Having two simple classes taking Int as an argument:

case class Foo(i: Int)
     class Bar(j: Int)

I can say:

List(1,2,3) map Foo

Which works fine and is equivalent to a bit more verbose:

List(1,2,3) map {Foo(_)}

However Bar (because it is not a case class?) cannot be used in the same construct:

List(1,2,3) map Bar

  error: not found: value Bar
          List(1,2,3) map Bar
                          ^

Is there some special syntax to reference any constructor and take advantage of eta expansion?
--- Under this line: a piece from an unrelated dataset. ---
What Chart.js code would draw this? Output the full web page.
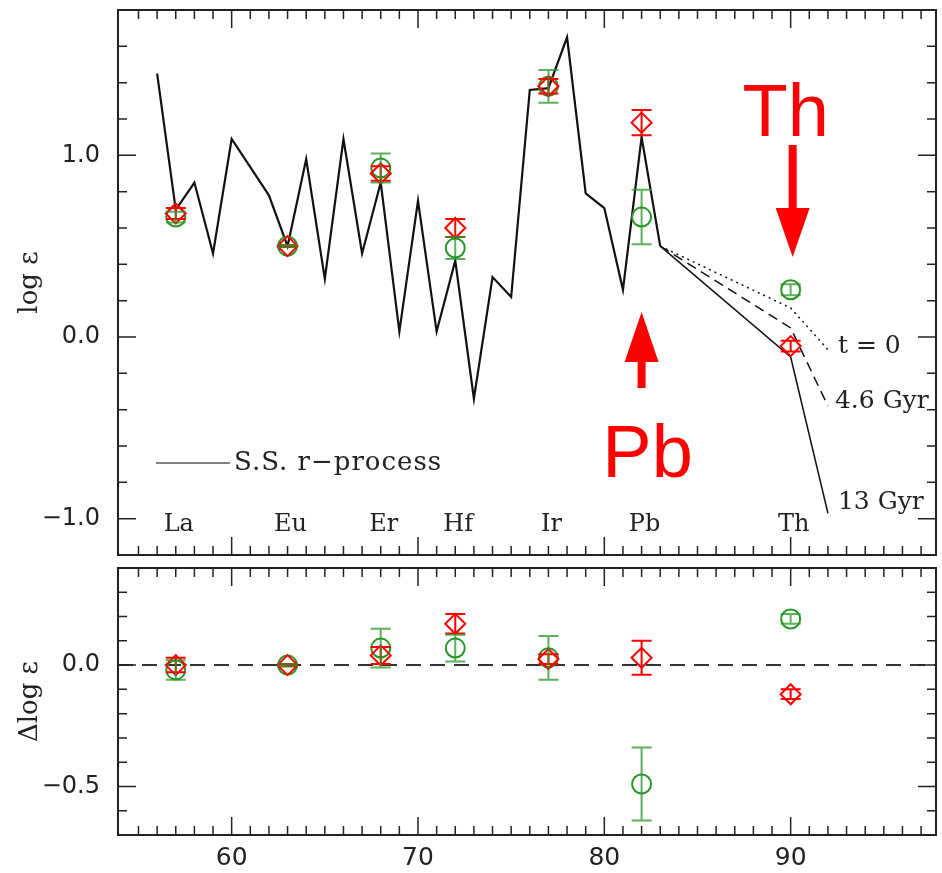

List(1,2,3) map {new Bar(_)} seems a bit more verbose compared to Foo.

7
  • 1
    Eta expansion is something that happen to methods. Note that a constructor is not a method. Commented Oct 8, 2011 at 13:56
  • @DanielC.Sobral What exactly is a constructor ? Commented Oct 30, 2019 at 8:36
  • @AshkanKh.Nazary A constructor is a sequence of instructions that initializes a newly allocated object. Commented Dec 2, 2019 at 18:44
  • @DanielC.Sobral And that is not a method or a function ? You can't call it explicitly or pass it around or apply eta expansion on it to turn it into a function ? Commented Dec 4, 2019 at 9:41
  • @AshkanKh.Nazary No, you can't. Try new String _, for example. It is also different at the bytecode level, and there's all sort of differences in JVM expectations between methods and constructors. Commented Dec 19, 2019 at 17:50

2 Answers 2

12

It works in the former case, because companion object of a case class extends appropriate FunctionN trait. (object Foo extends (Int => Foo) in your example.) For non-case classes, you could do this manually:

scala> class Bar(i: Int)
defined class Bar

scala> class Bar(i: Int); object Bar extends (Int => Bar) { def apply(i: Int) = new Bar(i) }
defined class Bar
defined module Bar

scala> List(2, 3) map Bar
res17: List[Bar] = List(Bar@1f99e90, Bar@1191056)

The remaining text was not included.